Their eco-friendly measures include chlorine-free mineral water swimming pools that are reportedly filtered by NASA technology, harvesting fresh herbs from their own on-site gardens (instead of importing them, which cuts down on carbon footprint), as well as a plant-a-tree initiative for customers.
Parkroyal on Pickering
Photo: Parkroyal on Pickering Hotel Singapore / Facebook
When it comes to eco-friendly digs in Singapore, Parkroyal on Pickering is definitely one of the most committed players, especially with its verdant veneer made up of live plants (#jungalow goals anyone?). And they’re not just there for show – there are gardens located on every fourth floor, and the ample amount of vegetation help to absorb heat, reducing the reliance on cooling systems.
Part of their water supply comes from a mix of rainwater, as well as Newater (Singapore’s recycled water). Small wonder that the hotel has clinched the Asia’s Leading Green Hotel accolade at the World Travel Awards for three consecutive years.
JW Marriott Hotel Singapore South Beach
One of the latest entrants onto the crowded Singapore hospitality scene, the JW Marriott Hotel South Beach’s approach is as architecturally arresting as it is eco-friendly.

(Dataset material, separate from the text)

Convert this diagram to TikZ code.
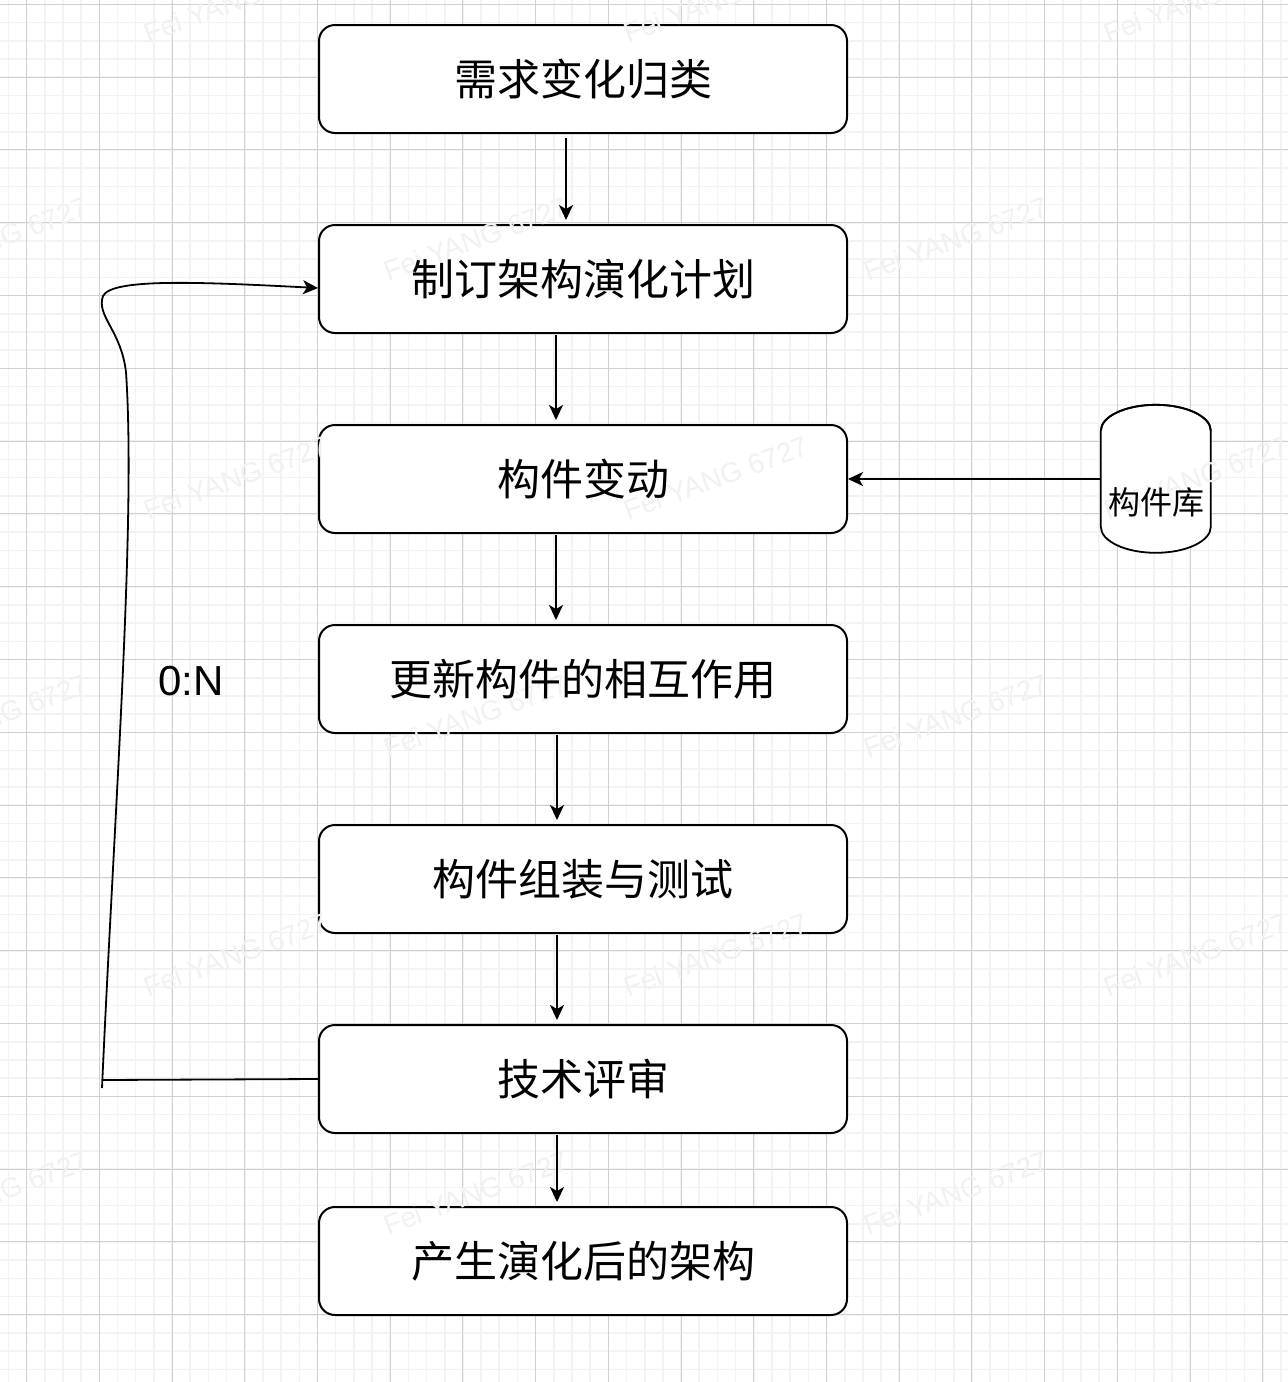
\documentclass[tikz,border=0pt]{standalone}
\usepackage{fontspec}
\newfontfamily\cjk{Noto Sans CJK SC}
\newfontfamily\lat{Liberation Sans}
\usetikzlibrary{arrows.meta}
\definecolor{gridminor}{HTML}{F3F3F3}
\definecolor{gridmajor}{HTML}{D0D0D0}
\definecolor{wmcol}{HTML}{F1F1F1}
\tikzset{
  stepbox/.style={draw=black, line width=2pt, fill=white, rounded corners=16pt,
    minimum width=528pt, minimum height=108pt, inner sep=0pt},
  steptext/.style={inner sep=0pt, font=\cjk\fontsize{43}{50}\selectfont},
  arr/.style={draw=black, line width=1.8pt, -{Stealth[length=15pt,width=14pt,inset=4pt]}},
  plainline/.style={draw=black, line width=1.8pt},
  wm/.style={text=wmcol, font=\lat\fontsize{28}{30}\selectfont, rotate=20, inner sep=0pt},
  gminor/.style={draw=gridminor, line width=1.6pt},
  gmajor/.style={draw=gridmajor, line width=1pt},
}
\begin{document}
\begin{tikzpicture}[x=1pt,y=-1pt]
\useasboundingbox (0,0) rectangle (1288,1382);
\fill[white] (0,0) rectangle (1288,1382);
\begin{scope}
\clip (0,0) rectangle (1288,1382);
\foreach \i in {0,...,71} {\draw[gminor] ({8.42+18.18*\i},0) -- ++(0,1382);}
\foreach \i in {0,...,77} {\draw[gminor] (0,{-13.9+18.2*\i}) -- ++(1288,0);}
\foreach \i in {0,...,17} {\draw[gmajor] ({26.6+72.72*\i},0) -- ++(0,1382);}
\foreach \i in {0,...,19} {\draw[gmajor] (0,{4.3+72.8*\i}) -- ++(1288,0);}
\end{scope}

% boxes (frames)
\node[stepbox] (b1) at (583,79) {};
\node[stepbox] (b2) at (583,279) {};
\node[stepbox] (b3) at (583,479) {};
\node[stepbox] (b4) at (583,679) {};
\node[stepbox] (b5) at (583,879) {};
\node[stepbox] (b6) at (583,1079) {};
\node[stepbox] (b7) at (583,1261) {};

% database cylinder
\node[minimum width=110pt, minimum height=148pt, inner sep=0pt] (db) at (1156,479) {};
\draw[line width=1.8pt, fill=white] (db.north west) ++(0,26)
  -- ++(0,96) arc[start angle=180, end angle=360, x radius=55, y radius=-26]
  -- ++(0,-96) arc[start angle=0, end angle=180, x radius=55, y radius=-26] -- cycle;
\draw[line width=1.8pt] (db.north west) ++(0,26) arc[start angle=180, end angle=360, x radius=55, y radius=26];

% watermark
\begin{scope}
\clip (0,0) rectangle (1288,1382);
\foreach \i in {0,1,2} {
  \foreach \j in {0,1,2} {
    \node[wm] (wma-\i-\j) at ({236+480*\i},{1+477*\j}) {Fei YANG 6727};
    \node[wm] (wmb-\i-\j) at ({-4+480*\i},{239+477*\j}) {Fei YANG 6727};
  }
}
\end{scope}

% box texts
\node[steptext] (t1) at (b1) {需求变化归类};
\node[steptext] (t2) at (b2) {制订架构演化计划};
\node[steptext] (t3) at (b3) {构件变动};
\node[steptext] (t4) at (b4) {更新构件的相互作用};
\node[steptext] (t5) at (b5) {构件组装与测试};
\node[steptext] (t6) at (b6) {技术评审};
\node[steptext] (t7) at (b7) {产生演化后的架构};
\node[font=\cjk\fontsize{32}{36}\selectfont, inner sep=0pt] (dbl) at (1156,502) {构件库};

% connectors
\draw[arr] ([xshift=-17pt,yshift=-4pt]b1.south) -- ([xshift=-17pt,yshift=4pt]b2.north);
\draw[arr] ([xshift=-27pt,yshift=-1pt]b2.south) -- ([xshift=-27pt,yshift=4pt]b3.north);
\draw[arr] ([xshift=-27pt,yshift=-1pt]b3.south) -- ([xshift=-27pt,yshift=4pt]b4.north);
\draw[arr] ([xshift=-26pt,yshift=-1pt]b4.south) -- ([xshift=-26pt,yshift=4pt]b5.north);
\draw[arr] ([xshift=-26pt,yshift=-1pt]b5.south) -- ([xshift=-26pt,yshift=4pt]b6.north);
\draw[arr] ([xshift=-26pt,yshift=-1pt]b6.south) -- ([xshift=-26pt,yshift=4pt]b7.north);
\draw[arr] (db.west) -- (b3.east);

% feedback loop
\coordinate (lc1) at (102,1080);
\coordinate (lc2) at (102,1088);
\coordinate (lend) at ([yshift=-9pt]b2.west);
\draw[plainline] (b6.west) -- (lc1);
\draw[arr] (lc2) .. controls (115,800) and (136,520) .. (126,372)
  .. controls (121,330) and (96,316) .. (103,296)
  .. controls (112,278) and (200,282) .. (lend);
\node[font=\lat\fontsize{42}{46}\selectfont, inner sep=0pt] (lbl) at (191,681) {0:N};
\end{tikzpicture}
\end{document}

Any visitor there would have noticed the soaring metal canopy – its undulating features, designed by British architects Foster+Partners, is meant to mimic ocean waves but the design has also been angled in such a way so as to lower overall temperatures by approximately two degrees.
Not only that, the structure also collects rainwater for usage and has been outfitted with solar panels – the energy collected goes to light up the building’s facade.
Oasia Hotel Downtown
Photo: Oasia Hotels
Designed by the same award-winning local firm – WOHA – behind Parkroyal on Pickering, the new-ish Oasia Hotel Downtown has frequently been featured on design sites, and it’s not hard to see why, with that eye-catching red facade.
The red aluminum mesh exterior supports more than 50 different species of plants, which in turn attracts fauna such as squirrels and bees, increasing the biodiversity in the area. The openness of the design also promotes natural cross-ventilation and less reliance on air-conditioning systems.